_Information provided_.
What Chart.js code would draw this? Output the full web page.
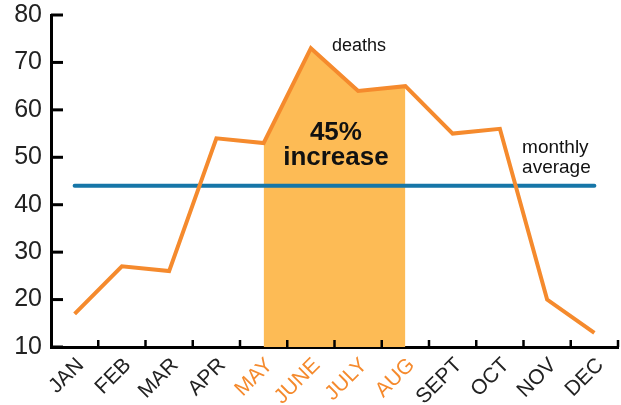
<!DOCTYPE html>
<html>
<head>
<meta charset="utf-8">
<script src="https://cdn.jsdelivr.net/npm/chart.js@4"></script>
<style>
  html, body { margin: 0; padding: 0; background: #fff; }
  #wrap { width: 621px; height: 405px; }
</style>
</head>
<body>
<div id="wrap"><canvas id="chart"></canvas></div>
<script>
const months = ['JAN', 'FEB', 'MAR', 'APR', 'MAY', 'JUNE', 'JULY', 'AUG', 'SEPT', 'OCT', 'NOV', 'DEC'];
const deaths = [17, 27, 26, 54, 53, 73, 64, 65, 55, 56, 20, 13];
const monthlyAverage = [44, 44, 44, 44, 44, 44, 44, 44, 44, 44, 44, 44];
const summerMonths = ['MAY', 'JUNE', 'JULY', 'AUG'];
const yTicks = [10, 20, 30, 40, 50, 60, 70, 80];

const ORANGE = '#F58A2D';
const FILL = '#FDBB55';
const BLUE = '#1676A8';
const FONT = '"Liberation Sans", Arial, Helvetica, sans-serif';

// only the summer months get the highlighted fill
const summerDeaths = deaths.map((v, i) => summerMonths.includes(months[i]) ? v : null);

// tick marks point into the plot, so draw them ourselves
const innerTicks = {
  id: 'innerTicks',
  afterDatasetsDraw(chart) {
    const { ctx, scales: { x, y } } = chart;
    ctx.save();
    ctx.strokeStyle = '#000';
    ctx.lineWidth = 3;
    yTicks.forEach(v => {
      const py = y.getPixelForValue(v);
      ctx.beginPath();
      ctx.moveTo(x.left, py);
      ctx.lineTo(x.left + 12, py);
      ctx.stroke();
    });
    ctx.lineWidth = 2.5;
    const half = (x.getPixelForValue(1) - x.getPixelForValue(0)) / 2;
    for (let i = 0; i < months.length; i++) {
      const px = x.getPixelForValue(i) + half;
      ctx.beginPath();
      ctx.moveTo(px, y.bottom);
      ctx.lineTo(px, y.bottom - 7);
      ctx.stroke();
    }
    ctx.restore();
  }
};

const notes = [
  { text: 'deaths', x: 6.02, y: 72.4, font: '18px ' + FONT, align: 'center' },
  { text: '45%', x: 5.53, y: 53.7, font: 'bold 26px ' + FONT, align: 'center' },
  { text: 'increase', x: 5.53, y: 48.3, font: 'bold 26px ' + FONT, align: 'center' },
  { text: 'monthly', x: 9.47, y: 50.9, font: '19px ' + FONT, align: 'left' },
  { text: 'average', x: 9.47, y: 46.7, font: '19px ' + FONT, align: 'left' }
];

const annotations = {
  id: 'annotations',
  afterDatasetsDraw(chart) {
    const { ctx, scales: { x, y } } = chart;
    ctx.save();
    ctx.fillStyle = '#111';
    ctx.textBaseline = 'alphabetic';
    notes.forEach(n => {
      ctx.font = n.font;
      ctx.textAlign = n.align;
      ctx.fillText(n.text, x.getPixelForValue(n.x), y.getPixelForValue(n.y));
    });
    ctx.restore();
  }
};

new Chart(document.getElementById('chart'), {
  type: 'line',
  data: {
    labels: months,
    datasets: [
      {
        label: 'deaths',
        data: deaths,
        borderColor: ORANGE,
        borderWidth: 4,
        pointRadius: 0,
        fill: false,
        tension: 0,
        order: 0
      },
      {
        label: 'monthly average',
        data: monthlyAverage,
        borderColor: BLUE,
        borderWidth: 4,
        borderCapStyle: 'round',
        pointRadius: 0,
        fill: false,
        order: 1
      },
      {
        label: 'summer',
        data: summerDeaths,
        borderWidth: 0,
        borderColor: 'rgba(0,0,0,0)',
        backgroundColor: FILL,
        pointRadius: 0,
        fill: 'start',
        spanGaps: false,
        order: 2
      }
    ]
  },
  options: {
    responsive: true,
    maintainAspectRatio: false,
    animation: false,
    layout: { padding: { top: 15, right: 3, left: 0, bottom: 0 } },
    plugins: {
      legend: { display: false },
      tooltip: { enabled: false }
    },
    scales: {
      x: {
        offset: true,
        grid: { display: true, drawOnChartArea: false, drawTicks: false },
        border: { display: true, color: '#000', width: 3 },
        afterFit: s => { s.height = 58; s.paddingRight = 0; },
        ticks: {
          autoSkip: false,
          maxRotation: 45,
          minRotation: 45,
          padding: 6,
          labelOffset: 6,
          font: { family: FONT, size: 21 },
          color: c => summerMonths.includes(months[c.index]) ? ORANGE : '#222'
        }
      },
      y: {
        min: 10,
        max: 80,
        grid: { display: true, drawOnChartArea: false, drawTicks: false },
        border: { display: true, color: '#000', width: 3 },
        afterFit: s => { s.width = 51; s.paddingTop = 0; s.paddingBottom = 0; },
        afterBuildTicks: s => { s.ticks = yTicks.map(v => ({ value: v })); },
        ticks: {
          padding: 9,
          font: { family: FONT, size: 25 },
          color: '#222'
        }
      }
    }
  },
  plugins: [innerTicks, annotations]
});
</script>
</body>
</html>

_Exercise brief_. Copy the data character for character, but drop all pictures from the copy.

_Output of the exercise_.
What Chart.js code would draw this? Output the full web page.
<!DOCTYPE html>
<html>
<head>
<meta charset="utf-8">
<script src="https://cdn.jsdelivr.net/npm/chart.js@4"></script>
<style>
  html, body { margin: 0; padding: 0; background: #fff; }
  #wrap { width: 621px; height: 405px; }
</style>
</head>
<body>
<div id="wrap"><canvas id="chart"></canvas></div>
<script>
const months = ['JAN', 'FEB', 'MAR', 'APR', 'MAY', 'JUNE', 'JULY', 'AUG', 'SEPT', 'OCT', 'NOV', 'DEC'];
const deaths = [17, 27, 26, 54, 53, 73, 64, 65, 55, 56, 20, 13];
const monthlyAverage = [44, 44, 44, 44, 44, 44, 44, 44, 44, 44, 44, 44];
const summerMonths = ['MAY', 'JUNE', 'JULY', 'AUG'];
const yTicks = [10, 20, 30, 40, 50, 60, 70, 80];

const ORANGE = '#F58A2D';
const FILL = '#FDBB55';
const BLUE = '#1676A8';
const FONT = '"Liberation Sans", Arial, Helvetica, sans-serif';

// only the summer months get the highlighted fill
const summerDeaths = deaths.map((v, i) => summerMonths.includes(months[i]) ? v : null);

// tick marks point into the plot, so draw them ourselves
const innerTicks = {
  id: 'innerTicks',
  afterDatasetsDraw(chart) {
    const { ctx, scales: { x, y } } = chart;
    ctx.save();
    ctx.strokeStyle = '#000';
    ctx.lineWidth = 3;
    yTicks.forEach(v => {
      const py = y.getPixelForValue(v);
      ctx.beginPath();
      ctx.moveTo(x.left, py);
      ctx.lineTo(x.left + 12, py);
      ctx.stroke();
    });
    ctx.lineWidth = 2.5;
    const half = (x.getPixelForValue(1) - x.getPixelForValue(0)) / 2;
    for (let i = 0; i < months.length; i++) {
      const px = x.getPixelForValue(i) + half;
      ctx.beginPath();
      ctx.moveTo(px, y.bottom);
      ctx.lineTo(px, y.bottom - 7);
      ctx.stroke();
    }
    ctx.restore();
  }
};

const notes = [
  { text: 'deaths', x: 6.02, y: 72.4, font: '18px ' + FONT, align: 'center' },
  { text: '45%', x: 5.53, y: 53.7, font: 'bold 26px ' + FONT, align: 'center' },
  { text: 'increase', x: 5.53, y: 48.3, font: 'bold 26px ' + FONT, align: 'center' },
  { text: 'monthly', x: 9.47, y: 50.9, font: '19px ' + FONT, align: 'left' },
  { text: 'average', x: 9.47, y: 46.7, font: '19px ' + FONT, align: 'left' }
];

const annotations = {
  id: 'annotations',
  afterDatasetsDraw(chart) {
    const { ctx, scales: { x, y } } = chart;
    ctx.save();
    ctx.fillStyle = '#111';
    ctx.textBaseline = 'alphabetic';
    notes.forEach(n => {
      ctx.font = n.font;
      ctx.textAlign = n.align;
      ctx.fillText(n.text, x.getPixelForValue(n.x), y.getPixelForValue(n.y));
    });
    ctx.restore();
  }
};

new Chart(document.getElementById('chart'), {
  type: 'line',
  data: {
    labels: months,
    datasets: [
      {
        label: 'deaths',
        data: deaths,
        borderColor: ORANGE,
        borderWidth: 4,
        pointRadius: 0,
        fill: false,
        tension: 0,
        order: 0
      },
      {
        label: 'monthly average',
        data: monthlyAverage,
        borderColor: BLUE,
        borderWidth: 4,
        borderCapStyle: 'round',
        pointRadius: 0,
        fill: false,
        order: 1
      },
      {
        label: 'summer',
        data: summerDeaths,
        borderWidth: 0,
        borderColor: 'rgba(0,0,0,0)',
        backgroundColor: FILL,
        pointRadius: 0,
        fill: 'start',
        spanGaps: false,
        order: 2
      }
    ]
  },
  options: {
    responsive: true,
    maintainAspectRatio: false,
    animation: false,
    layout: { padding: { top: 15, right: 3, left: 0, bottom: 0 } },
    plugins: {
      legend: { display: false },
      tooltip: { enabled: false }
    },
    scales: {
      x: {
        offset: true,
        grid: { display: true, drawOnChartArea: false, drawTicks: false },
        border: { display: true, color: '#000', width: 3 },
        afterFit: s => { s.height = 58; s.paddingRight = 0; },
        ticks: {
          autoSkip: false,
          maxRotation: 45,
          minRotation: 45,
          padding: 6,
          labelOffset: 6,
          font: { family: FONT, size: 21 },
          color: c => summerMonths.includes(months[c.index]) ? ORANGE : '#222'
        }
      },
      y: {
        min: 10,
        max: 80,
        grid: { display: true, drawOnChartArea: false, drawTicks: false },
        border: { display: true, color: '#000', width: 3 },
        afterFit: s => { s.width = 51; s.paddingTop = 0; s.paddingBottom = 0; },
        afterBuildTicks: s => { s.ticks = yTicks.map(v => ({ value: v })); },
        ticks: {
          padding: 9,
          font: { family: FONT, size: 25 },
          color: '#222'
        }
      }
    }
  },
  plugins: [innerTicks, annotations]
});
</script>
</body>
</html>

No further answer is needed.